THIS summer marks 137 years since Bow women and girls lit a flame that has burned for working people everywhere. You may have heard of the Bryant and May matchwomen, but the true importance of their 1888 fight against appalling, dangerous conditions in the Fairfield Road match factory has only become known comparatively recently, through the research of matchwomen’s historian and Morning Star contributor Louise Raw.
At the time, poor East Enders were portrayed as criminal and barely human. Matchwomen also came from Irish and Jewish backgrounds, at a time of prejudice against both groups. No-one expected these downtrodden, apparently powerless women to take on one of the country’s most powerful firms — and win.
Bryant and May had become vastly wealthy in one generation. The workers who produced these vast profits, however, weren’t getting their share.
Matchwomen lived in tenements, often just in one or two rooms with their whole family, with no running water or inside toilets. “Black beetles” — cockroaches — were so prevalent that people slept outside in summer to avoid their bites.
Raw, author of Striking a Light on the matchwomen and organiser of an annual Matchwomen’s Festival in Bow, explains: “Although Bryant and May were making a fortune, they’d forced wages down so far, they were lower in 1888 than 1878. The women were actually malnourished.
“Worst of all was dreaded industrial disease ‘phossy jaw’ — necrosis caused by deadly white phosphorus, used on match heads because the firm wouldn’t pay extra for a safe alternative.

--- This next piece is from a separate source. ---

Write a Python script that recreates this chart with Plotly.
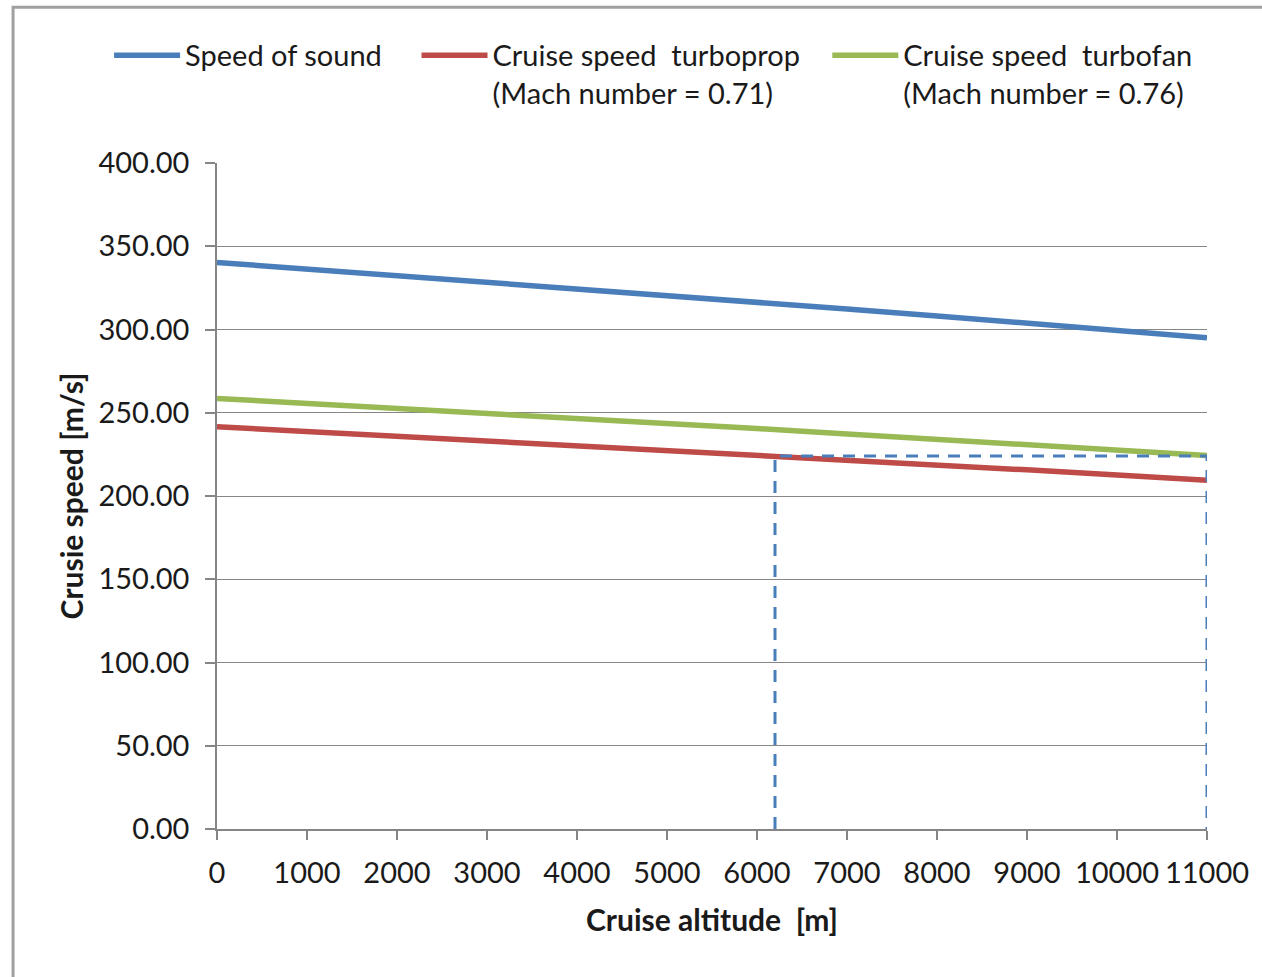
import plotly.graph_objects as go

altitude = [0, 1000, 2000, 3000, 4000, 5000, 6000, 7000, 8000, 9000, 10000, 11000]
speed_of_sound = [340.3, 336.4, 332.5, 328.6, 324.6, 320.5, 316.5, 312.3, 308.1, 303.8, 299.5, 295.1]
turboprop = [241.6, 238.8, 236.1, 233.3, 230.5, 227.6, 224.7, 221.7, 218.8, 215.7, 212.6, 209.5]
turbofan = [258.6, 255.7, 252.7, 249.7, 246.7, 243.6, 240.5, 237.3, 234.2, 230.9, 227.6, 224.3]
guide_x = [6200, 6200, 11000, 11000]
guide_y = [0, 224, 224, 0]
y_ticks = [0, 50, 100, 150, 200, 250, 300, 350, 400]

FONT = "Lato"
fig = go.Figure()
fig.add_trace(go.Scatter(x=altitude, y=speed_of_sound, mode="lines",
                         name="Speed of sound" + "&nbsp;" * 4,
                         line=dict(color="#4A7EBB", width=5.5)))
fig.add_trace(go.Scatter(x=altitude, y=turboprop, mode="lines",
                         name="Cruise speed  turboprop" + "&nbsp;" * 3 + "<br>(Mach number = 0.71)",
                         line=dict(color="#BE4B48", width=5.5)))
fig.add_trace(go.Scatter(x=altitude, y=turbofan, mode="lines",
                         name="Cruise speed  turbofan<br>(Mach number = 0.76)",
                         line=dict(color="#98B954", width=5.5)))
fig.add_trace(go.Scatter(x=guide_x, y=guide_y, mode="lines", showlegend=False,
                         line=dict(color="#4A7EBB", width=3, dash="12px,9px")))

fig.update_layout(
    width=1262, height=977,
    margin=dict(l=217, r=55, t=163, b=148),
    paper_bgcolor="white", plot_bgcolor="white",
    font=dict(family=FONT, size=29, color="#1a1a1a"),
    legend=dict(orientation="h", x=-0.109, y=1.20, xanchor="left", yanchor="top",
                valign="top", itemwidth=66, font=dict(size=29, family=FONT),
                tracegroupgap=0, traceorder="normal"),
    xaxis=dict(range=[0, 11000], tickvals=altitude, ticktext=[str(a) for a in altitude],
               showgrid=False, showline=True, linecolor="#868686", linewidth=1.5,
               ticks="outside", ticklen=9, tickcolor="#868686", tickwidth=1.5,
               tickfont=dict(size=29), zeroline=False, ticklabelstandoff=8,
               title=dict(text="<b>Cruise altitude  [m]</b>", font=dict(size=30), standoff=22)),
    yaxis=dict(range=[0, 400], tickvals=y_ticks, tickformat=".2f",
               showgrid=True, gridcolor="#868686", gridwidth=1.2,
               showline=True, linecolor="#868686", linewidth=1.5,
               ticks="outside", ticklen=10, tickcolor="#868686", tickwidth=1.5,
               tickfont=dict(size=29), zeroline=False, ticklabelstandoff=10,
               title=dict(text="<b>Crusie speed [m/s]</b>", font=dict(size=30), standoff=6)),
)

fig.add_shape(type="rect", xref="paper", yref="paper",
              x0=-0.206, x1=1.07, y0=-0.24, y1=1.234,
              line=dict(color="#A0A0A0", width=3), layer="below")

fig.write_html("out.html", config={"displayModeBar": False},
               post_script="document.body.style.margin='0';")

The disease caused the jawbone to decay, causing bits of bone ‘the size of peas’ to break off and force their way through suppurating abscess.
“By the summer of 1888, the women had had enough. When one girl was sacked unfairly, her workmates laid down their tools, picked up their hats and coats, and streamed out of the gates. Soon, 1,400 women and girls were on strike.”
The women processed the streets of Bow, singing about their fight to publicise it, and marched to Parliament, meeting with MPs. Eventually, the pressure on the firm was such that they were forced, very unwillingly, to give in to the women’s demands, which included the right to form the largest union of women and girls in the country.
Hundreds of thousands of other workers were inspired by this incredible victory and also used strikes to win the right to form unions.
The strike was finally acknowledged with a blue plaque in 2022, and on June 28, the Matchwomen’s Festival will run from 2pm to 8.30pm at Bow Arts Trust, close to the old factory where it all began.